Source records
+ + + + + + +

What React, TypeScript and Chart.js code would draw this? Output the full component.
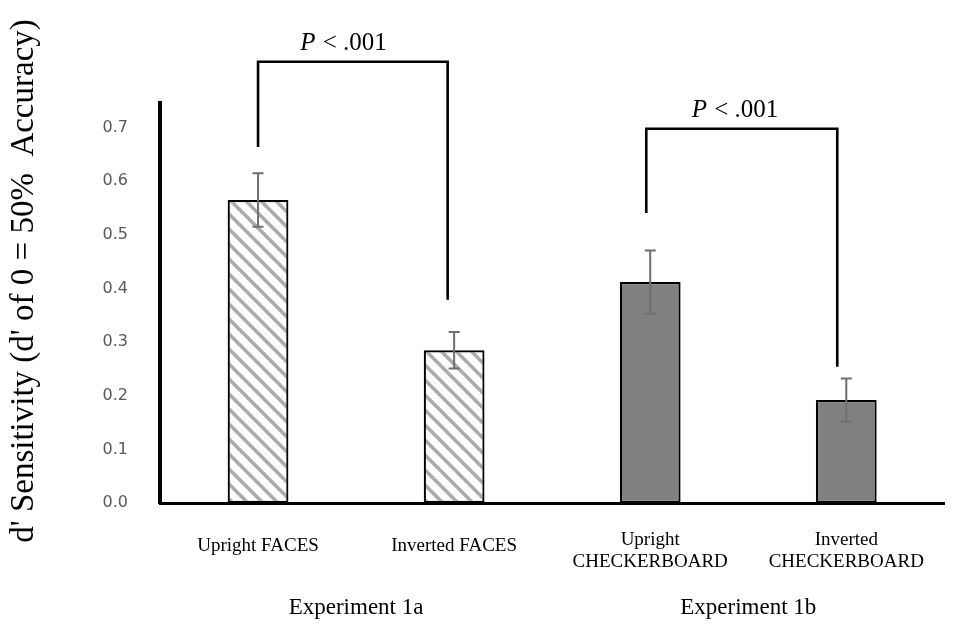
import React, { useEffect, useRef } from 'react';
import { Chart, registerables } from 'chart.js';

Chart.register(...registerables);

// ---- data ----
const categories: (string | string[])[] = [
  'Upright FACES',
  'Inverted FACES',
  ['Upright', 'CHECKERBOARD'],
  ['Inverted', 'CHECKERBOARD'],
];
const sensitivity = [0.565, 0.285, 0.412, 0.192];
const standardError = [0.05, 0.034, 0.059, 0.04];
const hatched = [true, true, false, false];
const experiments = ['Experiment 1a', 'Experiment 1b'];
const yTitle = "d' Sensitivity (d' of 0 = 50%  Accuracy)";
const yMin = 0;
const yMax = 0.746;
const yStep = 0.1;

// significance brackets (category index / data units)
const bracketFrom = [0, 1.98];
const bracketTo = [0.967, 2.954];
const bracketTop = [0.823, 0.698];
const bracketFromEnd = [0.664, 0.541];
const bracketToEnd = [0.379, 0.254];
const bracketText = ['< .001', '< .001'];
const bracketTextX = [0.433, 2.43];
const bracketTextY = [0.858, 0.733];

const SERIF = '"Liberation Serif", "Times New Roman", serif';

function makeHatch(): CanvasPattern | string {
  const s = 15;
  const c = document.createElement('canvas');
  c.width = s;
  c.height = s;
  const g = c.getContext('2d');
  if (!g) return '#ccc';
  g.fillStyle = '#ffffff';
  g.fillRect(0, 0, s, s);
  g.strokeStyle = '#ababab';
  g.lineWidth = 3.6;
  for (const o of [-s, 0, s]) {
    g.beginPath();
    g.moveTo(o - 3, -3);
    g.lineTo(o + s + 3, s + 3);
    g.stroke();
  }
  return g.createPattern(c, 'repeat') || '#ccc';
}

const errorBarPlugin = {
  id: 'errorBars',
  afterDatasetsDraw(chart: any) {
    const ctx = chart.ctx;
    const meta = chart.getDatasetMeta(0);
    const y = chart.scales.y;
    ctx.save();
    ctx.strokeStyle = '#6f6f6f';
    ctx.lineWidth = 2;
    meta.data.forEach((bar: any, i: number) => {
      const x = bar.x;
      const top = y.getPixelForValue(sensitivity[i] + standardError[i]);
      const bot = y.getPixelForValue(sensitivity[i] - standardError[i]);
      ctx.beginPath();
      ctx.moveTo(x, top);
      ctx.lineTo(x, bot);
      ctx.moveTo(x - 5.5, top);
      ctx.lineTo(x + 5.5, top);
      ctx.moveTo(x - 5.5, bot);
      ctx.lineTo(x + 5.5, bot);
      ctx.stroke();
    });
    ctx.restore();
  },
};

const bracketPlugin = {
  id: 'brackets',
  afterDraw(chart: any) {
    const ctx = chart.ctx;
    const xs = chart.scales.x;
    const ys = chart.scales.y;
    ctx.save();
    ctx.strokeStyle = '#000';
    ctx.lineWidth = 2.6;
    ctx.lineCap = 'butt';
    ctx.lineJoin = 'miter';
    for (let i = 0; i < bracketFrom.length; i++) {
      const x1 = xs.getPixelForValue(bracketFrom[i]);
      const x2 = xs.getPixelForValue(bracketTo[i]);
      const yt = ys.getPixelForValue(bracketTop[i]);
      ctx.beginPath();
      ctx.moveTo(x1, ys.getPixelForValue(bracketFromEnd[i]));
      ctx.lineTo(x1, yt);
      ctx.lineTo(x2, yt);
      ctx.lineTo(x2, ys.getPixelForValue(bracketToEnd[i]));
      ctx.stroke();

      const cx = xs.getPixelForValue(bracketTextX[i]);
      const cy = ys.getPixelForValue(bracketTextY[i]);
      ctx.fillStyle = '#000';
      ctx.textBaseline = 'middle';
      ctx.textAlign = 'left';
      const italic = 'italic 25px ' + SERIF;
      const normal = '25px ' + SERIF;
      ctx.font = italic;
      const wP = ctx.measureText('P').width;
      ctx.font = normal;
      const rest = ' ' + bracketText[i];
      const wR = ctx.measureText(rest).width;
      const start = cx - (wP + wR) / 2;
      ctx.font = italic;
      ctx.fillText('P', start, cy);
      ctx.font = normal;
      ctx.fillText(rest, start + wP + 1, cy);
    }
    ctx.restore();
  },
};

const yTitlePlugin = {
  id: 'yTitle',
  afterDraw(chart: any) {
    const ctx = chart.ctx;
    ctx.save();
    ctx.translate(24, 281);
    ctx.rotate(-Math.PI / 2);
    ctx.fillStyle = '#000';
    ctx.textAlign = 'center';
    ctx.textBaseline = 'middle';
    ctx.font = '33px ' + SERIF;
    ctx.fillText(yTitle, 0, 0);
    ctx.restore();
  },
};

export default function App() {
  const ref = useRef<HTMLCanvasElement | null>(null);

  useEffect(() => {
    if (!ref.current) return;
    const hatch = makeHatch();
    const colors = hatched.map((h) => (h ? hatch : '#808080'));
    const chart = new Chart(ref.current, {
      type: 'bar',
      data: {
        labels: categories as any,
        datasets: [
          {
            data: sensitivity,
            backgroundColor: colors as any,
            borderColor: '#000',
            borderWidth: 2.2,
            borderSkipped: false,
            barPercentage: 0.31,
            categoryPercentage: 1,
            xAxisID: 'x',
          },
        ],
      },
      options: {
        responsive: false,
        animation: false,
        events: [],
        layout: { padding: { left: 0, right: 17, top: 103, bottom: 0 } },
        plugins: {
          legend: { display: false },
          tooltip: { enabled: false },
          title: { display: false },
        },
        scales: {
          x: {
            type: 'category',
            position: 'bottom',
            offset: true,
            grid: { display: false, drawTicks: false },
            border: { display: true, color: '#000', width: 3 },
            ticks: {
              color: '#000',
              padding: 37,
              maxRotation: 0,
              autoSkip: false,
              crossAlign: 'center',
              font: (ctx: any) => ({
                family: SERIF,
                size: 19,
                lineHeight: Array.isArray(categories[ctx.index]) ? 1.15 : 1.67,
              }),
            },
            afterFit: (s: any) => {
              s.height = 65;
            },
          },
          x2: {
            type: 'category',
            position: 'bottom',
            offset: true,
            labels: experiments,
            grid: { display: false, drawTicks: false },
            border: { display: false },
            ticks: {
              color: '#000',
              padding: 26,
              maxRotation: 0,
              autoSkip: false,
              font: { family: SERIF, size: 23, lineHeight: 1.2 },
            },
            afterFit: (s: any) => {
              s.height = 64;
            },
          },
          y: {
            type: 'linear',
            min: yMin,
            max: yMax,
            grid: { display: false, drawTicks: false },
            border: { display: true, color: '#000', width: 4 },
            ticks: {
              stepSize: yStep,
              color: '#595959',
              padding: 32,
              font: { family: '"DejaVu Sans", sans-serif', size: 16 },
              callback: (v: any) => {
                const n = Number(v);
                return Math.abs(n * 10 - Math.round(n * 10)) < 1e-6 ? n.toFixed(1) : '';
              },
            },
            title: { display: false },
            afterFit: (s: any) => {
              s.width = 160;
            },
          },
        },
      },
      plugins: [errorBarPlugin, bracketPlugin, yTitlePlugin],
    });
    return () => chart.destroy();
  }, []);

  return (
    <div style={{ position: 'absolute', left: 0, top: 0, width: 963, height: 632, background: '#fff' }}>
      <canvas ref={ref} width={963} height={632} style={{ display: 'block', width: 963, height: 632 }} />
    </div>
  );
}
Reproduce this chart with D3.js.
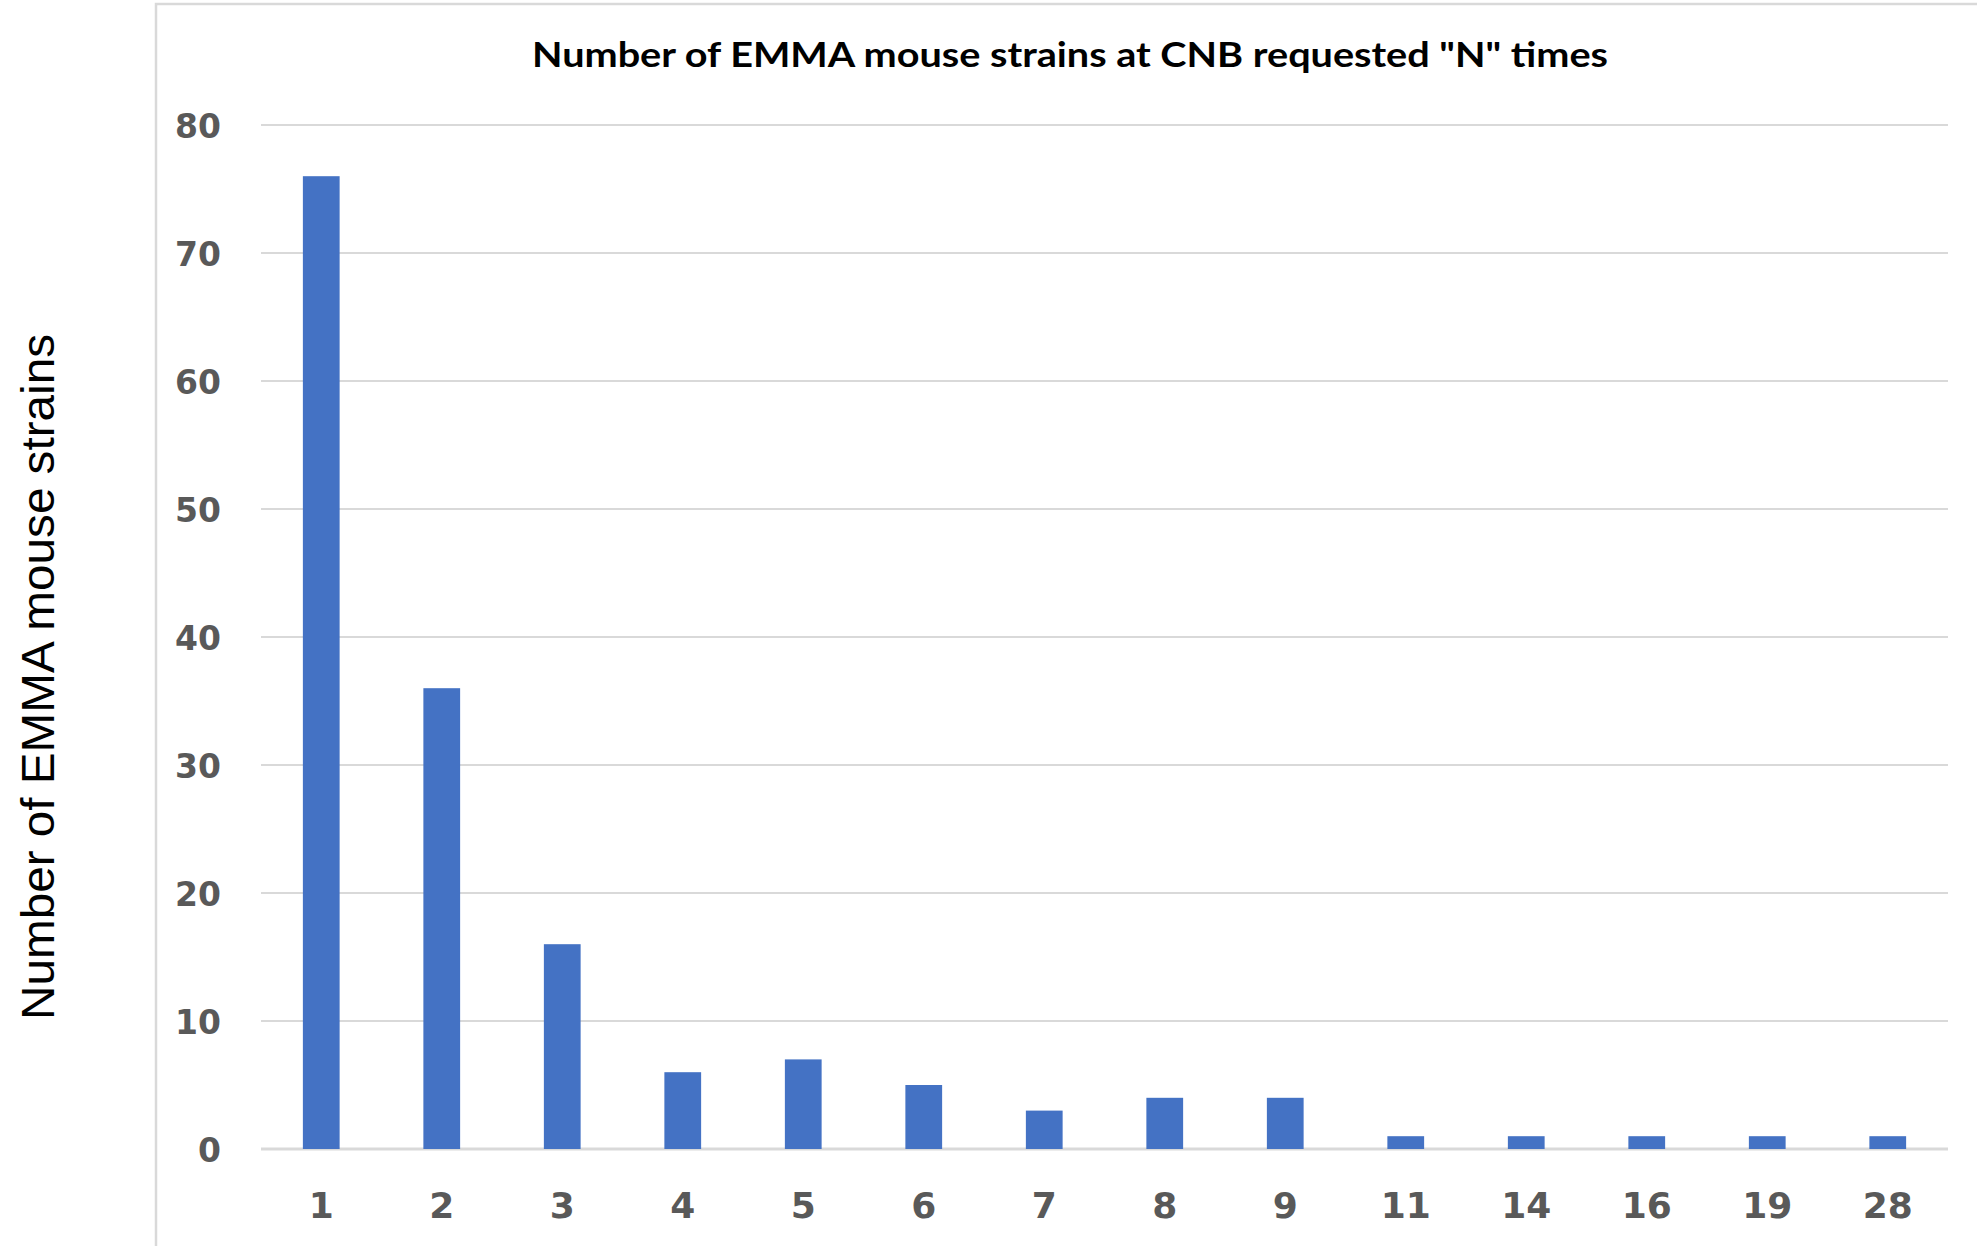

+ + + + + + +

Repeat the data exactly, excluding the pictures.

▶ [Written solution]
What React, TypeScript and Chart.js code would draw this? Output the full component.
import React, { useEffect, useRef } from 'react';
import { Chart, registerables } from 'chart.js';

Chart.register(...registerables);

// ---- data ----
const categories: (string | string[])[] = [
  'Upright FACES',
  'Inverted FACES',
  ['Upright', 'CHECKERBOARD'],
  ['Inverted', 'CHECKERBOARD'],
];
const sensitivity = [0.565, 0.285, 0.412, 0.192];
const standardError = [0.05, 0.034, 0.059, 0.04];
const hatched = [true, true, false, false];
const experiments = ['Experiment 1a', 'Experiment 1b'];
const yTitle = "d' Sensitivity (d' of 0 = 50%  Accuracy)";
const yMin = 0;
const yMax = 0.746;
const yStep = 0.1;

// significance brackets (category index / data units)
const bracketFrom = [0, 1.98];
const bracketTo = [0.967, 2.954];
const bracketTop = [0.823, 0.698];
const bracketFromEnd = [0.664, 0.541];
const bracketToEnd = [0.379, 0.254];
const bracketText = ['< .001', '< .001'];
const bracketTextX = [0.433, 2.43];
const bracketTextY = [0.858, 0.733];

const SERIF = '"Liberation Serif", "Times New Roman", serif';

function makeHatch(): CanvasPattern | string {
  const s = 15;
  const c = document.createElement('canvas');
  c.width = s;
  c.height = s;
  const g = c.getContext('2d');
  if (!g) return '#ccc';
  g.fillStyle = '#ffffff';
  g.fillRect(0, 0, s, s);
  g.strokeStyle = '#ababab';
  g.lineWidth = 3.6;
  for (const o of [-s, 0, s]) {
    g.beginPath();
    g.moveTo(o - 3, -3);
    g.lineTo(o + s + 3, s + 3);
    g.stroke();
  }
  return g.createPattern(c, 'repeat') || '#ccc';
}

const errorBarPlugin = {
  id: 'errorBars',
  afterDatasetsDraw(chart: any) {
    const ctx = chart.ctx;
    const meta = chart.getDatasetMeta(0);
    const y = chart.scales.y;
    ctx.save();
    ctx.strokeStyle = '#6f6f6f';
    ctx.lineWidth = 2;
    meta.data.forEach((bar: any, i: number) => {
      const x = bar.x;
      const top = y.getPixelForValue(sensitivity[i] + standardError[i]);
      const bot = y.getPixelForValue(sensitivity[i] - standardError[i]);
      ctx.beginPath();
      ctx.moveTo(x, top);
      ctx.lineTo(x, bot);
      ctx.moveTo(x - 5.5, top);
      ctx.lineTo(x + 5.5, top);
      ctx.moveTo(x - 5.5, bot);
      ctx.lineTo(x + 5.5, bot);
      ctx.stroke();
    });
    ctx.restore();
  },
};

const bracketPlugin = {
  id: 'brackets',
  afterDraw(chart: any) {
    const ctx = chart.ctx;
    const xs = chart.scales.x;
    const ys = chart.scales.y;
    ctx.save();
    ctx.strokeStyle = '#000';
    ctx.lineWidth = 2.6;
    ctx.lineCap = 'butt';
    ctx.lineJoin = 'miter';
    for (let i = 0; i < bracketFrom.length; i++) {
      const x1 = xs.getPixelForValue(bracketFrom[i]);
      const x2 = xs.getPixelForValue(bracketTo[i]);
      const yt = ys.getPixelForValue(bracketTop[i]);
      ctx.beginPath();
      ctx.moveTo(x1, ys.getPixelForValue(bracketFromEnd[i]));
      ctx.lineTo(x1, yt);
      ctx.lineTo(x2, yt);
      ctx.lineTo(x2, ys.getPixelForValue(bracketToEnd[i]));
      ctx.stroke();

      const cx = xs.getPixelForValue(bracketTextX[i]);
      const cy = ys.getPixelForValue(bracketTextY[i]);
      ctx.fillStyle = '#000';
      ctx.textBaseline = 'middle';
      ctx.textAlign = 'left';
      const italic = 'italic 25px ' + SERIF;
      const normal = '25px ' + SERIF;
      ctx.font = italic;
      const wP = ctx.measureText('P').width;
      ctx.font = normal;
      const rest = ' ' + bracketText[i];
      const wR = ctx.measureText(rest).width;
      const start = cx - (wP + wR) / 2;
      ctx.font = italic;
      ctx.fillText('P', start, cy);
      ctx.font = normal;
      ctx.fillText(rest, start + wP + 1, cy);
    }
    ctx.restore();
  },
};

const yTitlePlugin = {
  id: 'yTitle',
  afterDraw(chart: any) {
    const ctx = chart.ctx;
    ctx.save();
    ctx.translate(24, 281);
    ctx.rotate(-Math.PI / 2);
    ctx.fillStyle = '#000';
    ctx.textAlign = 'center';
    ctx.textBaseline = 'middle';
    ctx.font = '33px ' + SERIF;
    ctx.fillText(yTitle, 0, 0);
    ctx.restore();
  },
};

export default function App() {
  const ref = useRef<HTMLCanvasElement | null>(null);

  useEffect(() => {
    if (!ref.current) return;
    const hatch = makeHatch();
    const colors = hatched.map((h) => (h ? hatch : '#808080'));
    const chart = new Chart(ref.current, {
      type: 'bar',
      data: {
        labels: categories as any,
        datasets: [
          {
            data: sensitivity,
            backgroundColor: colors as any,
            borderColor: '#000',
            borderWidth: 2.2,
            borderSkipped: false,
            barPercentage: 0.31,
            categoryPercentage: 1,
            xAxisID: 'x',
          },
        ],
      },
      options: {
        responsive: false,
        animation: false,
        events: [],
        layout: { padding: { left: 0, right: 17, top: 103, bottom: 0 } },
        plugins: {
          legend: { display: false },
          tooltip: { enabled: false },
          title: { display: false },
        },
        scales: {
          x: {
            type: 'category',
            position: 'bottom',
            offset: true,
            grid: { display: false, drawTicks: false },
            border: { display: true, color: '#000', width: 3 },
            ticks: {
              color: '#000',
              padding: 37,
              maxRotation: 0,
              autoSkip: false,
              crossAlign: 'center',
              font: (ctx: any) => ({
                family: SERIF,
                size: 19,
                lineHeight: Array.isArray(categories[ctx.index]) ? 1.15 : 1.67,
              }),
            },
            afterFit: (s: any) => {
              s.height = 65;
            },
          },
          x2: {
            type: 'category',
            position: 'bottom',
            offset: true,
            labels: experiments,
            grid: { display: false, drawTicks: false },
            border: { display: false },
            ticks: {
              color: '#000',
              padding: 26,
              maxRotation: 0,
              autoSkip: false,
              font: { family: SERIF, size: 23, lineHeight: 1.2 },
            },
            afterFit: (s: any) => {
              s.height = 64;
            },
          },
          y: {
            type: 'linear',
            min: yMin,
            max: yMax,
            grid: { display: false, drawTicks: false },
            border: { display: true, color: '#000', width: 4 },
            ticks: {
              stepSize: yStep,
              color: '#595959',
              padding: 32,
              font: { family: '"DejaVu Sans", sans-serif', size: 16 },
              callback: (v: any) => {
                const n = Number(v);
                return Math.abs(n * 10 - Math.round(n * 10)) < 1e-6 ? n.toFixed(1) : '';
              },
            },
            title: { display: false },
            afterFit: (s: any) => {
              s.width = 160;
            },
          },
        },
      },
      plugins: [errorBarPlugin, bracketPlugin, yTitlePlugin],
    });
    return () => chart.destroy();
  }, []);

  return (
    <div style={{ position: 'absolute', left: 0, top: 0, width: 963, height: 632, background: '#fff' }}>
      <canvas ref={ref} width={963} height={632} style={{ display: 'block', width: 963, height: 632 }} />
    </div>
  );
}
Reproduce this chart with D3.js.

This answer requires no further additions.